Aim: Omit all pictures, then retype the data exactly as given.

Data segment:
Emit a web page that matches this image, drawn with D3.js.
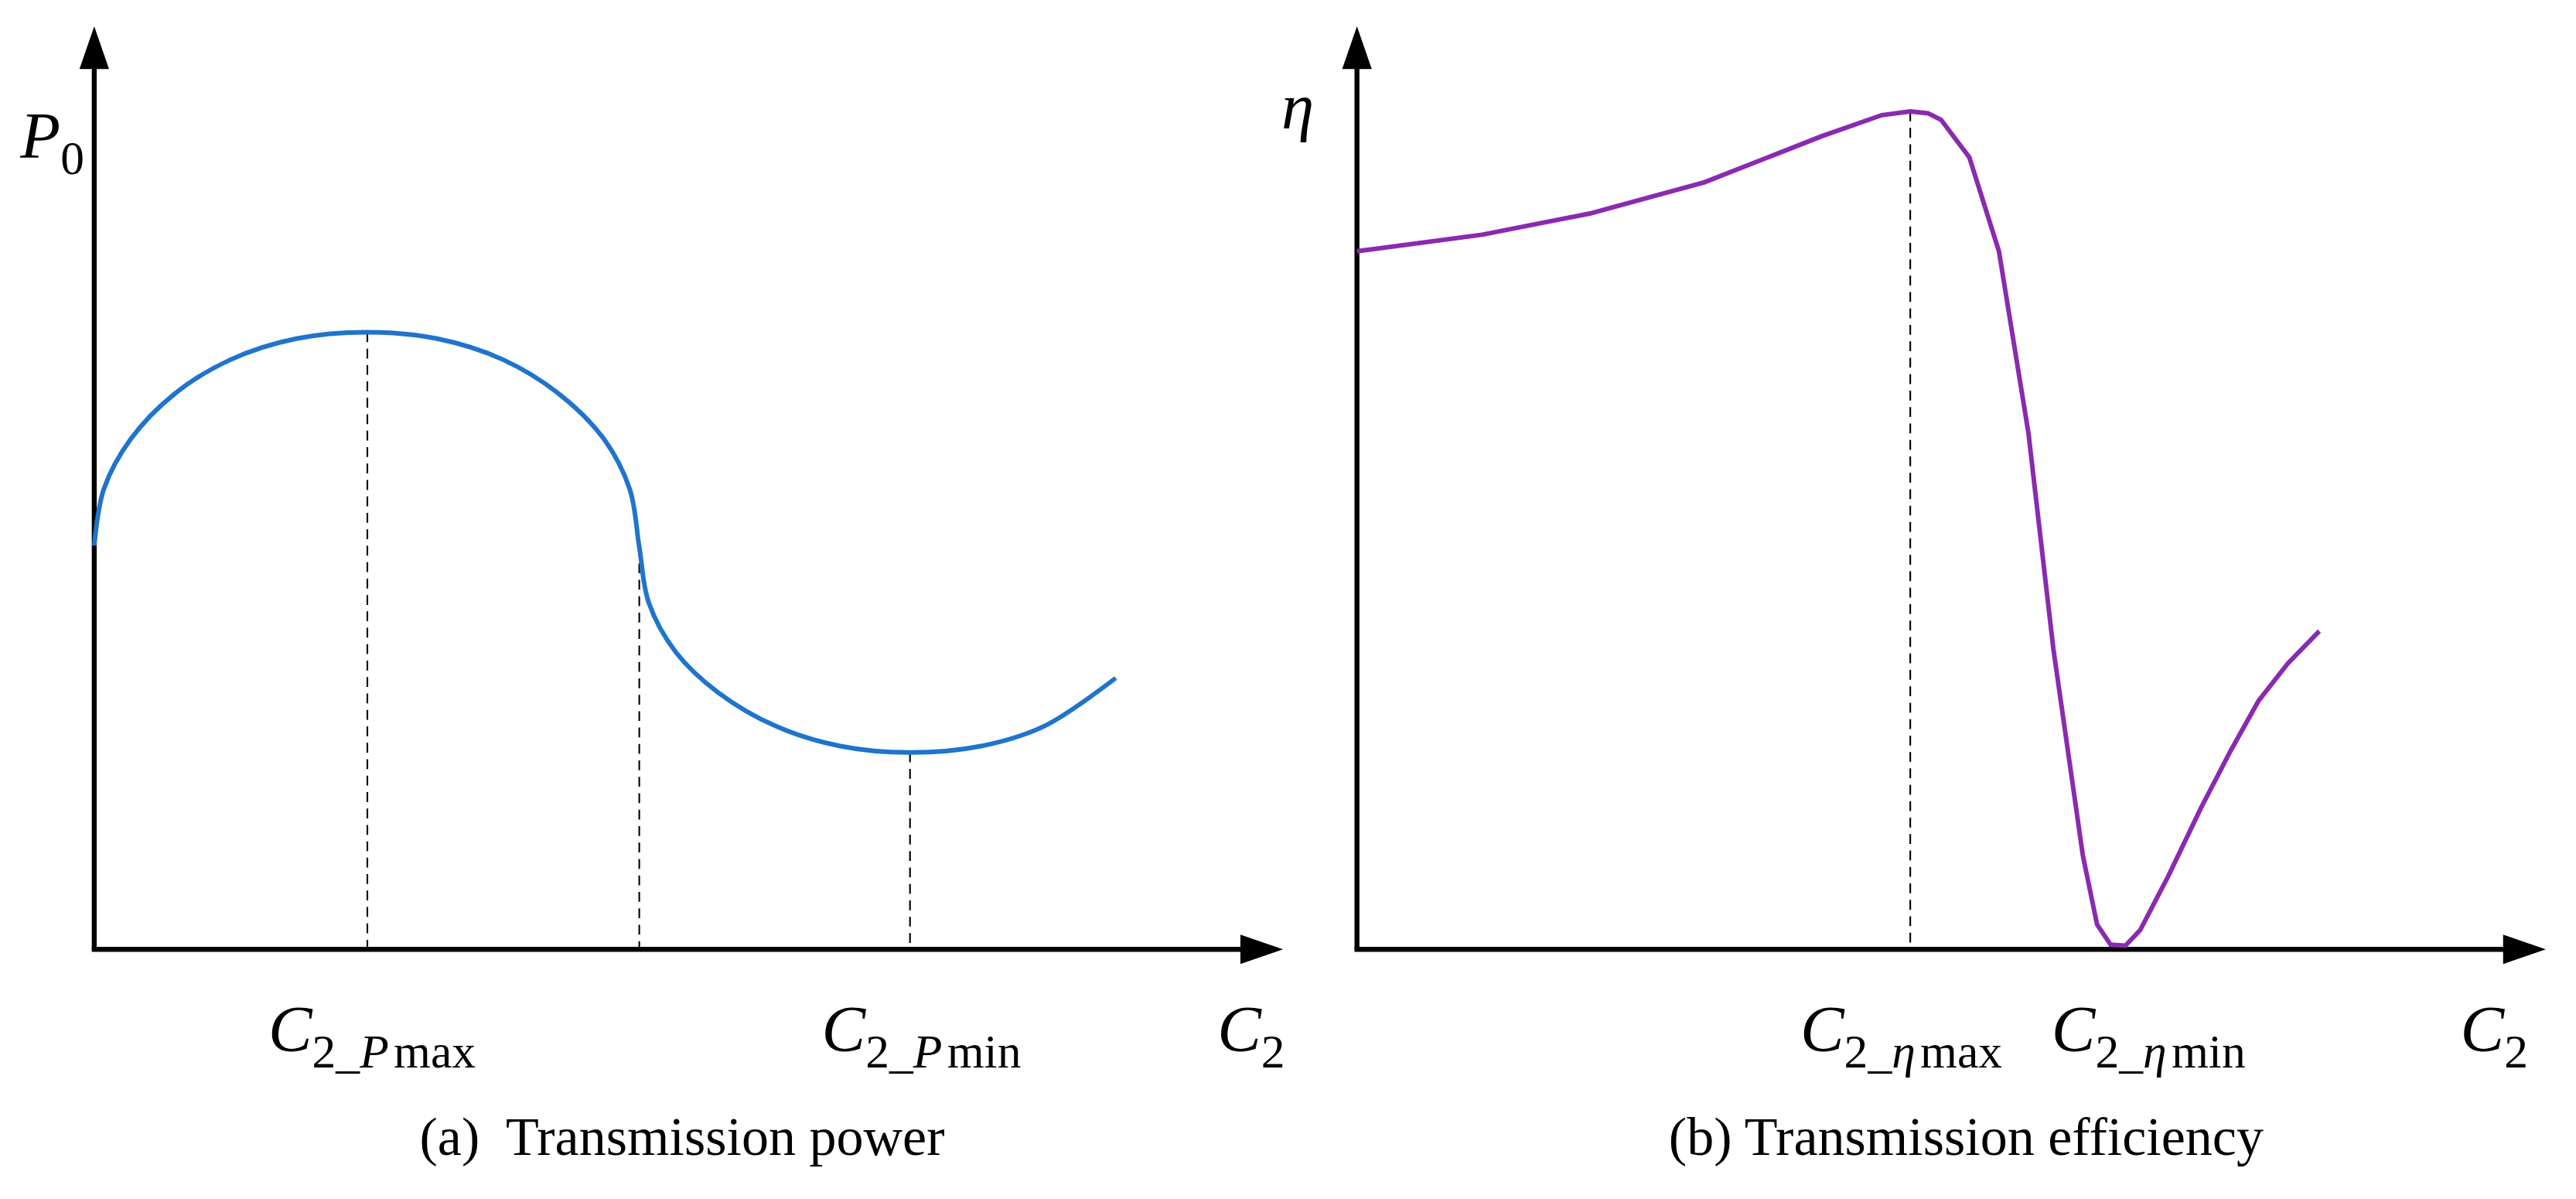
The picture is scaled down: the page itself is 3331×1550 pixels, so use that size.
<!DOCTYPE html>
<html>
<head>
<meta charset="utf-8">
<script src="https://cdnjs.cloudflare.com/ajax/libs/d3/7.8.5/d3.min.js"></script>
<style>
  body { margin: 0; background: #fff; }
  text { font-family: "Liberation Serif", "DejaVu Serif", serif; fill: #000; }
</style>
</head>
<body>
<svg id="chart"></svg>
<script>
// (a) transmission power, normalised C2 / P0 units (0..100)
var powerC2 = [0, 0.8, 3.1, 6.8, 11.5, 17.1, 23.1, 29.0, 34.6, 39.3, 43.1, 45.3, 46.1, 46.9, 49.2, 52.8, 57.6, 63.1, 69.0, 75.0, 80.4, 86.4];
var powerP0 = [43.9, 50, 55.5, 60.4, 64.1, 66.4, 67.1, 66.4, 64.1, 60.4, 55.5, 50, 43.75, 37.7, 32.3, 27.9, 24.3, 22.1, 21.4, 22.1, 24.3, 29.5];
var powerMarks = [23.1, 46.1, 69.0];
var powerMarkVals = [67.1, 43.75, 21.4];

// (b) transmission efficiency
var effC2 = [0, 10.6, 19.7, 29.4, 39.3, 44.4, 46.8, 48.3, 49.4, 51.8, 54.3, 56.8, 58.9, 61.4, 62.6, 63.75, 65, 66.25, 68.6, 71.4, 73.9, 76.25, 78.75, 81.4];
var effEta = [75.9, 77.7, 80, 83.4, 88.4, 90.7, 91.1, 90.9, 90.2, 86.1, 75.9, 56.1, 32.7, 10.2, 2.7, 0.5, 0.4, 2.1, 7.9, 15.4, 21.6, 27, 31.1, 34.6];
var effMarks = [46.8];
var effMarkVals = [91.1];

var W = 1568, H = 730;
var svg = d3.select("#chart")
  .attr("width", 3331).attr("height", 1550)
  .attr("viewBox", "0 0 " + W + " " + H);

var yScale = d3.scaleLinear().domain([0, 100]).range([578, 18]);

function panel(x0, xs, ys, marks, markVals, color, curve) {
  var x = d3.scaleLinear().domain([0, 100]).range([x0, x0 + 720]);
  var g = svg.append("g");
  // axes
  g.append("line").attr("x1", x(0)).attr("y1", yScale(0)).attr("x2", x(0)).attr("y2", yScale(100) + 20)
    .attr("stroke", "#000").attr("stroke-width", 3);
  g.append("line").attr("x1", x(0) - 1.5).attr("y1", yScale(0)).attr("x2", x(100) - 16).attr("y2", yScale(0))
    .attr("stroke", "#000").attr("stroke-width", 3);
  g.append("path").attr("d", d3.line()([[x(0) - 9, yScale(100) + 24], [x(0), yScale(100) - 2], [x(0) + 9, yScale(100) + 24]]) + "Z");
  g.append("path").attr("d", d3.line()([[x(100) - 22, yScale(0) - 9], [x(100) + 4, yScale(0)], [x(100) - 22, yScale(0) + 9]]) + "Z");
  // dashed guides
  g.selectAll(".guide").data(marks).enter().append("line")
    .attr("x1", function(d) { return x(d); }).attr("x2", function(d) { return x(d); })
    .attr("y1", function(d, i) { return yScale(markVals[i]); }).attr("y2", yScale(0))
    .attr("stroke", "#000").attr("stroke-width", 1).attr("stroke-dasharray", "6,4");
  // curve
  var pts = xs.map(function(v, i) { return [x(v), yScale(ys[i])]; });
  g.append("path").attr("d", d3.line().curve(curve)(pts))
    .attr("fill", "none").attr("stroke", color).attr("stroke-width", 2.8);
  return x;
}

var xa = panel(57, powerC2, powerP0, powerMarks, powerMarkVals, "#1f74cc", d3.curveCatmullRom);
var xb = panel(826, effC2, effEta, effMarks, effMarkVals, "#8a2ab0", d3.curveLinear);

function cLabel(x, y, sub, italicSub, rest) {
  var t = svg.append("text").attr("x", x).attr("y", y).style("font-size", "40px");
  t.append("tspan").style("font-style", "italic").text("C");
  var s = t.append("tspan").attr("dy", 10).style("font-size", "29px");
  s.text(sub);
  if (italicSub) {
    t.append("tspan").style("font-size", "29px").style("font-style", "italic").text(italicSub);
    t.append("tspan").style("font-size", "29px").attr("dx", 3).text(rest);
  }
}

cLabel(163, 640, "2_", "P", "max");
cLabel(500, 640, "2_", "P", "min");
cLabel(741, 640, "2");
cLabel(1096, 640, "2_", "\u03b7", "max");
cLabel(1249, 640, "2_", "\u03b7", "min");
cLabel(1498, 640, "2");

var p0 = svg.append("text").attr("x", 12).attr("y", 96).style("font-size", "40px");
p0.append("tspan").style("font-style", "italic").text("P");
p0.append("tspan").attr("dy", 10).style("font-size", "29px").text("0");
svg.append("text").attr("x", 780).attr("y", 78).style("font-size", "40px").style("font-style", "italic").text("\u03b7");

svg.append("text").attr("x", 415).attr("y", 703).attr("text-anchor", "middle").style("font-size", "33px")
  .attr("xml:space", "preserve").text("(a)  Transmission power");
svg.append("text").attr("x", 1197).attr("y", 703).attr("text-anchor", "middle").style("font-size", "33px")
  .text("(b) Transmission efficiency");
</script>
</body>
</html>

Task response:
Emit a web page that matches this image, drawn with D3.js.
The picture is scaled down: the page itself is 3331×1550 pixels, so use that size.
<!DOCTYPE html>
<html>
<head>
<meta charset="utf-8">
<script src="https://cdnjs.cloudflare.com/ajax/libs/d3/7.8.5/d3.min.js"></script>
<style>
  body { margin: 0; background: #fff; }
  text { font-family: "Liberation Serif", "DejaVu Serif", serif; fill: #000; }
</style>
</head>
<body>
<svg id="chart"></svg>
<script>
// (a) transmission power, normalised C2 / P0 units (0..100)
var powerC2 = [0, 0.8, 3.1, 6.8, 11.5, 17.1, 23.1, 29.0, 34.6, 39.3, 43.1, 45.3, 46.1, 46.9, 49.2, 52.8, 57.6, 63.1, 69.0, 75.0, 80.4, 86.4];
var powerP0 = [43.9, 50, 55.5, 60.4, 64.1, 66.4, 67.1, 66.4, 64.1, 60.4, 55.5, 50, 43.75, 37.7, 32.3, 27.9, 24.3, 22.1, 21.4, 22.1, 24.3, 29.5];
var powerMarks = [23.1, 46.1, 69.0];
var powerMarkVals = [67.1, 43.75, 21.4];

// (b) transmission efficiency
var effC2 = [0, 10.6, 19.7, 29.4, 39.3, 44.4, 46.8, 48.3, 49.4, 51.8, 54.3, 56.8, 58.9, 61.4, 62.6, 63.75, 65, 66.25, 68.6, 71.4, 73.9, 76.25, 78.75, 81.4];
var effEta = [75.9, 77.7, 80, 83.4, 88.4, 90.7, 91.1, 90.9, 90.2, 86.1, 75.9, 56.1, 32.7, 10.2, 2.7, 0.5, 0.4, 2.1, 7.9, 15.4, 21.6, 27, 31.1, 34.6];
var effMarks = [46.8];
var effMarkVals = [91.1];

var W = 1568, H = 730;
var svg = d3.select("#chart")
  .attr("width", 3331).attr("height", 1550)
  .attr("viewBox", "0 0 " + W + " " + H);

var yScale = d3.scaleLinear().domain([0, 100]).range([578, 18]);

function panel(x0, xs, ys, marks, markVals, color, curve) {
  var x = d3.scaleLinear().domain([0, 100]).range([x0, x0 + 720]);
  var g = svg.append("g");
  // axes
  g.append("line").attr("x1", x(0)).attr("y1", yScale(0)).attr("x2", x(0)).attr("y2", yScale(100) + 20)
    .attr("stroke", "#000").attr("stroke-width", 3);
  g.append("line").attr("x1", x(0) - 1.5).attr("y1", yScale(0)).attr("x2", x(100) - 16).attr("y2", yScale(0))
    .attr("stroke", "#000").attr("stroke-width", 3);
  g.append("path").attr("d", d3.line()([[x(0) - 9, yScale(100) + 24], [x(0), yScale(100) - 2], [x(0) + 9, yScale(100) + 24]]) + "Z");
  g.append("path").attr("d", d3.line()([[x(100) - 22, yScale(0) - 9], [x(100) + 4, yScale(0)], [x(100) - 22, yScale(0) + 9]]) + "Z");
  // dashed guides
  g.selectAll(".guide").data(marks).enter().append("line")
    .attr("x1", function(d) { return x(d); }).attr("x2", function(d) { return x(d); })
    .attr("y1", function(d, i) { return yScale(markVals[i]); }).attr("y2", yScale(0))
    .attr("stroke", "#000").attr("stroke-width", 1).attr("stroke-dasharray", "6,4");
  // curve
  var pts = xs.map(function(v, i) { return [x(v), yScale(ys[i])]; });
  g.append("path").attr("d", d3.line().curve(curve)(pts))
    .attr("fill", "none").attr("stroke", color).attr("stroke-width", 2.8);
  return x;
}

var xa = panel(57, powerC2, powerP0, powerMarks, powerMarkVals, "#1f74cc", d3.curveCatmullRom);
var xb = panel(826, effC2, effEta, effMarks, effMarkVals, "#8a2ab0", d3.curveLinear);

function cLabel(x, y, sub, italicSub, rest) {
  var t = svg.append("text").attr("x", x).attr("y", y).style("font-size", "40px");
  t.append("tspan").style("font-style", "italic").text("C");
  var s = t.append("tspan").attr("dy", 10).style("font-size", "29px");
  s.text(sub);
  if (italicSub) {
    t.append("tspan").style("font-size", "29px").style("font-style", "italic").text(italicSub);
    t.append("tspan").style("font-size", "29px").attr("dx", 3).text(rest);
  }
}

cLabel(163, 640, "2_", "P", "max");
cLabel(500, 640, "2_", "P", "min");
cLabel(741, 640, "2");
cLabel(1096, 640, "2_", "\u03b7", "max");
cLabel(1249, 640, "2_", "\u03b7", "min");
cLabel(1498, 640, "2");

var p0 = svg.append("text").attr("x", 12).attr("y", 96).style("font-size", "40px");
p0.append("tspan").style("font-style", "italic").text("P");
p0.append("tspan").attr("dy", 10).style("font-size", "29px").text("0");
svg.append("text").attr("x", 780).attr("y", 78).style("font-size", "40px").style("font-style", "italic").text("\u03b7");

svg.append("text").attr("x", 415).attr("y", 703).attr("text-anchor", "middle").style("font-size", "33px")
  .attr("xml:space", "preserve").text("(a)  Transmission power");
svg.append("text").attr("x", 1197).attr("y", 703).attr("text-anchor", "middle").style("font-size", "33px")
  .text("(b) Transmission efficiency");
</script>
</body>
</html>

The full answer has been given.